Richard I, genannt Löwenherz, König von England von 1189 bis zu seinem gewaltsamen Tod 1199, gilt vielen als eine der schillerndsten Personen des Hochmittelalters. Unzählige Sagen und Legenden ranken sich um ihn. So soll er im Besitz des Excalibur-Schwerts des Königs Artus gewesen sein, das seinen Besitzern übermenschliche Kräfte verlieh.
Ein Hüne war er, 1,86 Meter gross, ein – allerdings nicht sehr erfolgreicher – Kreuzritter, der Poesie zugetan und gleichzeitig ein Haudegen, der sich furchtlos bis zum Leichtsinn ins Kampfesgetümmel stürzte. So beschreiben ihn Historiker – ein Löwenherz eben.
Das Herz im Schatzkästchen
Und genau dieses Herz von Richard I wurde 1838 bei Ausgrabungsarbeiten in der Kathedrale Notre-Dame de Rouen in Frankreich entdeckt – zu Richards Zeiten die Kommandozentrale der englischen Besatzer. Auf dem Deckel eines kleinen Bleikistchens stand: «Hic iacet cor ricardi regis anglorum». Zu Deutsch: Hier liegt das Herz von Richard, dem König Englands. Vom Herzen des Löwen war zurzeit des Fundes allerding nur noch braun-weisses Pulver übrig. Der Zahn der Zeit hatte ganze Arbeit geleistet.
Dass das Herz einzeln in einem Kistchen und nicht beim restlichen Leichnam begraben lag, hatten die Archäologen einer alten Tradition zu verdanken: Die «dileceratio corporis» ist die Aufteilung einer Leiche, um Körper, Herz und Eingeweide getrennt bestatten zu können: der Körper bei Richards Vater in Fontevraud, die Eingeweide am Todesort Châlus, das Herz eben in Rouen.
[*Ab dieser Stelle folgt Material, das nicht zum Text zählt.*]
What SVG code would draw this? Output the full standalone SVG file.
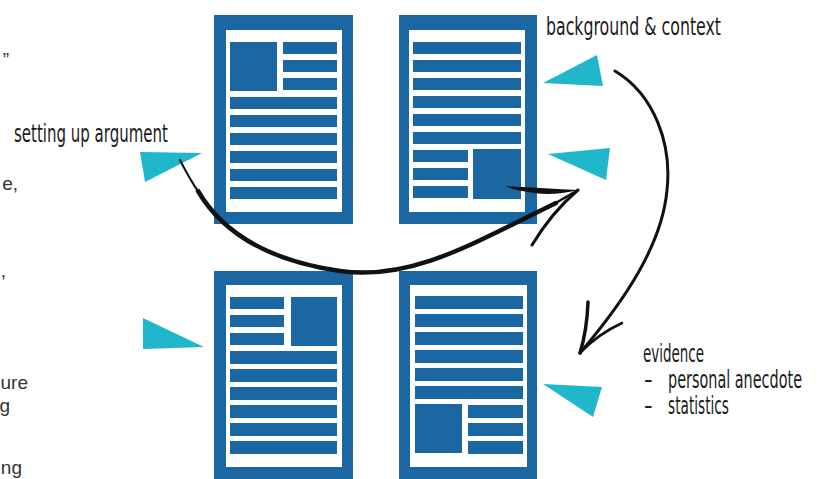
<svg xmlns="http://www.w3.org/2000/svg" width="822" height="479" viewBox="0 0 822 479">
  <style>
    .frame { fill: #1a67a2; }
    .page { fill: #ffffff; }
    .bar { fill: #1a67a2; }
    .tab { fill: #20b7cb; }
    .hand { font-family: "DejaVu Sans", "Liberation Sans", sans-serif; font-size: 24px; fill: #1c1c1c; }
    .body { font-family: "Liberation Sans", "DejaVu Sans", sans-serif; font-size: 19px; fill: #333333; }
    .ink { fill: none; stroke: #111111; stroke-linecap: round; stroke-linejoin: round; }
  </style>
  <rect width="822" height="479" fill="#ffffff"/>

  <!-- clipped paragraph text at the left edge -->
  <g id="left-text">
    <text class="body" x="9" y="66" text-anchor="end">”</text>
    <text class="body" x="18" y="190" text-anchor="end">e,</text>
    <text class="body" x="6" y="277" text-anchor="end">,</text>
    <text class="body" x="28" y="389" text-anchor="end">ure</text>
    <text class="body" x="10" y="412" text-anchor="end">g</text>
    <text class="body" x="22" y="474" text-anchor="end">ng</text>
  </g>

  <!-- page: image top-left -->
  <g id="page-top-left">
    <rect class="frame" x="214" y="15" width="139" height="209"/>
    <rect class="page" x="226" y="30" width="116" height="182"/>
    <rect class="bar" x="230" y="42" width="47" height="49"/>
    <rect class="bar" x="283" y="42" width="54" height="12"/>
    <rect class="bar" x="283" y="60" width="54" height="12"/>
    <rect class="bar" x="283" y="78" width="54" height="12"/>
    <rect class="bar" x="230" y="97" width="107" height="12"/>
    <rect class="bar" x="230" y="115" width="107" height="12"/>
    <rect class="bar" x="230" y="133" width="107" height="12"/>
    <rect class="bar" x="230" y="151" width="107" height="12"/>
    <rect class="bar" x="230" y="169" width="107" height="12"/>
    <rect class="bar" x="230" y="187" width="107" height="12"/>
  </g>

  <!-- page: image bottom-right -->
  <g id="page-top-right">
    <rect class="frame" x="399" y="15" width="138" height="209"/>
    <rect class="page" x="409" y="30" width="116" height="182"/>
    <rect class="bar" x="413" y="42" width="108" height="12"/>
    <rect class="bar" x="413" y="60" width="108" height="12"/>
    <rect class="bar" x="413" y="78" width="108" height="12"/>
    <rect class="bar" x="413" y="96" width="108" height="12"/>
    <rect class="bar" x="413" y="114" width="108" height="12"/>
    <rect class="bar" x="413" y="132" width="108" height="12"/>
    <rect class="bar" x="413" y="150" width="55" height="12"/>
    <rect class="bar" x="413" y="168" width="55" height="12"/>
    <rect class="bar" x="413" y="186" width="55" height="12"/>
    <rect class="bar" x="473" y="149" width="48" height="50"/>
  </g>

  <!-- page: image top-right -->
  <g id="page-bottom-left">
    <rect class="frame" x="214" y="271" width="139" height="220"/>
    <rect class="page" x="226" y="285" width="116" height="182"/>
    <rect class="bar" x="230" y="297" width="54" height="12"/>
    <rect class="bar" x="230" y="315" width="54" height="12"/>
    <rect class="bar" x="230" y="333" width="54" height="12"/>
    <rect class="bar" x="291" y="297" width="46" height="49"/>
    <rect class="bar" x="230" y="351" width="107" height="13"/>
    <rect class="bar" x="230" y="369" width="107" height="13"/>
    <rect class="bar" x="230" y="387" width="107" height="13"/>
    <rect class="bar" x="230" y="405" width="107" height="13"/>
    <rect class="bar" x="230" y="423" width="107" height="13"/>
    <rect class="bar" x="230" y="441" width="107" height="13"/>
  </g>

  <!-- page: image bottom-left -->
  <g id="page-bottom-right">
    <rect class="frame" x="399" y="271" width="138" height="220"/>
    <rect class="page" x="410" y="285" width="117" height="182"/>
    <rect class="bar" x="415" y="296" width="108" height="13"/>
    <rect class="bar" x="415" y="314" width="108" height="13"/>
    <rect class="bar" x="415" y="332" width="108" height="13"/>
    <rect class="bar" x="415" y="350" width="108" height="13"/>
    <rect class="bar" x="415" y="368" width="108" height="13"/>
    <rect class="bar" x="415" y="386" width="108" height="13"/>
    <rect class="bar" x="415" y="404" width="47" height="49"/>
    <rect class="bar" x="468" y="405" width="55" height="13"/>
    <rect class="bar" x="468" y="423" width="55" height="13"/>
    <rect class="bar" x="468" y="441" width="55" height="13"/>
  </g>

  <!-- pointer tabs -->
  <g id="tabs">
    <polygon class="tab" points="140,152 202,153 145,182"/>
    <polygon class="tab" points="143,318 204,347 143,349"/>
    <polygon class="tab" points="597,55 603,86 543,83"/>
    <polygon class="tab" points="548,154 610,148 606,180"/>
    <polygon class="tab" points="543,384 602,387 593,417"/>
  </g>

  <!-- hand-drawn arrows -->
  <g id="connectors">
    <path class="ink" stroke-width="2" d="M180,160 C186,172 192,183 200,194"/>
    <path class="ink" stroke-width="4.5" d="M198,191 C215,220 250,258 340,271 C410,281 470,245 556,203"/>
    <path class="ink" stroke-width="2.5" d="M554,204 L578,190"/>
    <path fill="#111111" d="M505,186 Q545,188 578,190 Q550,197 528,192 Q513,190 505,186 Z"/>
    <path class="ink" stroke-width="3" d="M532,245 Q552,212 578,190"/>

    <path class="ink" stroke-width="3" d="M615,71 C655,95 672,145 667,190 C662,245 625,300 580,353"/>
    <path class="ink" stroke-width="3.5" d="M588,302 Q587,330 580,353"/>
    <path class="ink" stroke-width="2.5" d="M622,323 Q598,334 580,353"/>
  </g>

  <!-- labels -->
  <g id="labels">
    <text class="hand" x="14" y="142" textLength="154" lengthAdjust="spacingAndGlyphs">setting up argument</text>
    <text class="hand" x="546" y="35" textLength="175" lengthAdjust="spacingAndGlyphs">background &amp; context</text>
    <text class="hand" x="643" y="362" textLength="61" lengthAdjust="spacingAndGlyphs">evidence</text>
    <text class="hand" x="644" y="388">-</text>
    <text class="hand" x="668" y="388" textLength="134" lengthAdjust="spacingAndGlyphs">personal anecdote</text>
    <text class="hand" x="644" y="414">-</text>
    <text class="hand" x="668" y="414" textLength="61" lengthAdjust="spacingAndGlyphs">statistics</text>
  </g>
</svg>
Doch dazu musste das Herz damals einbalsamiert werden, denn vom Todesort Châlus im heutigen Département Haute-Vienne bis nach Rouen sind es immerhin mehr als 500 Kilometer. Eine nicht eben kurze Reise zu Richards Zeiten.
Biomedizinische Untersuchung
Nun haben französische Forscher das Herz, beziehungsweise das übriggebliebene Herzpulver einer umfassenden biomedizinischen Untersuchung unterzogen, wie sie in einer neue Studie im Fachmagazin Scientific Reports berichten. Resultat: Richards Herz war mit allerhand Mittelchen einbalsamiert worden, mit Quecksilber, Gänseblümchen und Minze aber auch mit Myrre.
Vielleicht, spekulieren die Forscher, war das mutige Herz des Richards nicht nur zu Transportzwecken einbalsamiert worden, sondern auch aus religiösen Gründen. Denn auch wenn Richard Löwenherz seinen Kreuzzug gegen den Islam für die damalige Kirche vorbildlich angetreten hatte, er hatte auch einiges auf dem Kerbholz – auch aus kirchlicher Sicht.
Ein Bischof hatte gar ausgerechnet, dass Richard Löwenherz 33 Jahre im Fegefeuer würde schmoren müssen, bevor er seine letzte Reise in den Himmel würde antreten können. Um etwas schneller in den Himmel zu kommen, konnte nach seinem Tod durch einen feindlichen Pfeil ein wenig Myrre und anderes biblisch inspiriertes Gewürz ums Löwenherz nicht schaden.